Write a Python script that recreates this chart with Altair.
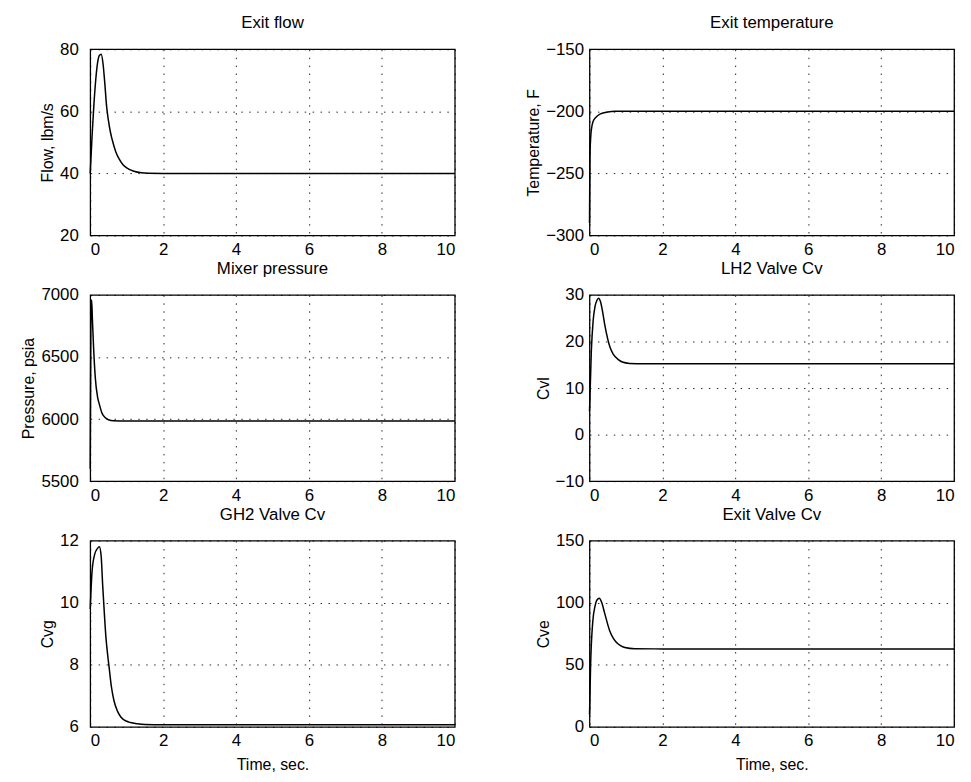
import altair as alt
import pandas as pd

# ---- data ----
t_flow = [0, 0.05, 0.1, 0.15, 0.2, 0.25, 0.3, 0.35, 0.4, 0.45, 0.5, 0.55, 0.6, 0.7, 0.8, 0.9, 1.0, 1.2, 1.4, 1.6, 2, 10]
v_flow = [40, 52, 62, 70, 75.5, 78, 78.4, 75.5, 69, 61.5, 57, 53.5, 51, 47, 44.5, 42.8, 41.8, 40.7, 40.2, 40.05, 40, 40]

t_temp = [0, 0.01, 0.03, 0.06, 0.1, 0.17, 0.3, 0.5, 0.7, 10]
v_temp = [-290, -240, -222, -213, -208, -205, -202, -200.5, -200, -200]

t_pres = [0, 0.02, 0.04, 0.06, 0.09, 0.14, 0.2, 0.25, 0.32, 0.4, 0.5, 0.64, 1, 10]
v_pres = [5600, 6900, 6960, 6800, 6590, 6330, 6180, 6120, 6050, 6015, 5995, 5987, 5985, 5985]

t_cvl = [0, 0.05, 0.1, 0.15, 0.2, 0.25, 0.3, 0.35, 0.42, 0.5, 0.56, 0.65, 0.79, 0.9, 1.1, 1.5, 10]
v_cvl = [5, 18, 24.5, 27.5, 28.8, 29.3, 28.6, 26.8, 23.5, 20.5, 18.8, 17.3, 16.1, 15.6, 15.3, 15.2, 15.2]

t_cvg = [0, 0.05, 0.12, 0.2, 0.25, 0.3, 0.34, 0.38, 0.43, 0.48, 0.52, 0.58, 0.65, 0.75, 0.84, 1.0, 1.1, 1.3, 1.5, 2, 10]
v_cvg = [9.8, 11.0, 11.55, 11.75, 11.8, 11.5, 10.6, 9.8, 8.9, 8.3, 7.9, 7.3, 6.85, 6.5, 6.32, 6.18, 6.14, 6.1, 6.08, 6.07, 6.07]

t_cve = [0, 0.03, 0.09, 0.15, 0.2, 0.27, 0.33, 0.42, 0.55, 0.65, 0.74, 0.85, 0.97, 1.24, 2, 10]
v_cve = [10, 50, 85, 97, 102, 103.5, 100.5, 91, 77.7, 71.5, 68, 65.5, 64, 63, 62.8, 62.8]

x_ticks = [0, 2, 4, 6, 8, 10]

panels = [
    ("Exit flow", t_flow, v_flow, [20, 80], [20, 40, 60, 80], "Flow, lbm/s", False, 12),
    ("Exit temperature", t_temp, v_temp, [-300, -150], [-300, -250, -200, -150], "Temperature, F", False, 6),
    ("Mixer pressure", t_pres, v_pres, [5500, 7000], [5500, 6000, 6500, 7000], "Pressure, psia", False, 12),
    ("LH2 Valve Cv", t_cvl, v_cvl, [-10, 30], [-10, 0, 10, 20, 30], "Cvl", False, 6),
    ("GH2 Valve Cv", t_cvg, v_cvg, [6, 12], [6, 8, 10, 12], "Cvg", True, 12),
    ("Exit Valve Cv", t_cve, v_cve, [0, 150], [0, 50, 100, 150], "Cve", True, 6),
]

charts = []
for title, tt, vv, ydom, yticks, ytitle, show_xt, lp in panels:
    df = pd.DataFrame({"t": tt, "v": vv})
    xkw = dict(values=x_ticks, format="d", labelPadding=6)
    if show_xt:
        xkw["title"] = "Time, sec."
        xkw["titlePadding"] = 8
    else:
        xkw["title"] = ""
    c = (
        alt.Chart(df)
        .mark_line(color="black", strokeWidth=1.5, interpolate="monotone")
        .encode(
            x=alt.X("t:Q", scale=alt.Scale(domain=[0, 10], nice=False), axis=alt.Axis(**xkw)),
            y=alt.Y("v:Q", scale=alt.Scale(domain=ydom, nice=False),
                    axis=alt.Axis(values=yticks, format="d", title=ytitle, labelPadding=lp, titlePadding=4)),
        )
        .properties(width=368, height=188,
                    title=alt.TitleParams(title, fontSize=17, fontWeight="normal", offset=8, font="Liberation Sans"))
    )
    charts.append(c)

chart = (
    alt.concat(*charts, columns=2, spacing=alt.RowColnumber(row=60, column=136), bounds="flush")
    .properties(padding={"left": 12, "top": 2, "right": 5, "bottom": 5})
    .configure_view(stroke="black", strokeWidth=1.3)
    .configure_axis(
        grid=True, gridColor="black", gridDash=[1.5, 6.5], gridOpacity=0.85, gridWidth=1,
        ticks=False, domain=False,
        labelFont="Liberation Sans", labelFontSize=17, labelColor="black",
        titleFont="Liberation Sans", titleFontSize=16, titleFontWeight="normal", titleColor="black",
    )
    .configure_title(color="black")
)

chart.save("out.html", embed_options={"renderer": "svg", "actions": False})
· · · · ·
*Aim*.
Transcribe exactly, with no pictures, the lines running from the first line of the material through the line holding "15.3, 15.2, 15.2]".

*Written response*.
Write a Python script that recreates this chart with Altair.
import altair as alt
import pandas as pd

# ---- data ----
t_flow = [0, 0.05, 0.1, 0.15, 0.2, 0.25, 0.3, 0.35, 0.4, 0.45, 0.5, 0.55, 0.6, 0.7, 0.8, 0.9, 1.0, 1.2, 1.4, 1.6, 2, 10]
v_flow = [40, 52, 62, 70, 75.5, 78, 78.4, 75.5, 69, 61.5, 57, 53.5, 51, 47, 44.5, 42.8, 41.8, 40.7, 40.2, 40.05, 40, 40]

t_temp = [0, 0.01, 0.03, 0.06, 0.1, 0.17, 0.3, 0.5, 0.7, 10]
v_temp = [-290, -240, -222, -213, -208, -205, -202, -200.5, -200, -200]

t_pres = [0, 0.02, 0.04, 0.06, 0.09, 0.14, 0.2, 0.25, 0.32, 0.4, 0.5, 0.64, 1, 10]
v_pres = [5600, 6900, 6960, 6800, 6590, 6330, 6180, 6120, 6050, 6015, 5995, 5987, 5985, 5985]

t_cvl = [0, 0.05, 0.1, 0.15, 0.2, 0.25, 0.3, 0.35, 0.42, 0.5, 0.56, 0.65, 0.79, 0.9, 1.1, 1.5, 10]
v_cvl = [5, 18, 24.5, 27.5, 28.8, 29.3, 28.6, 26.8, 23.5, 20.5, 18.8, 17.3, 16.1, 15.6, 15.3, 15.2, 15.2]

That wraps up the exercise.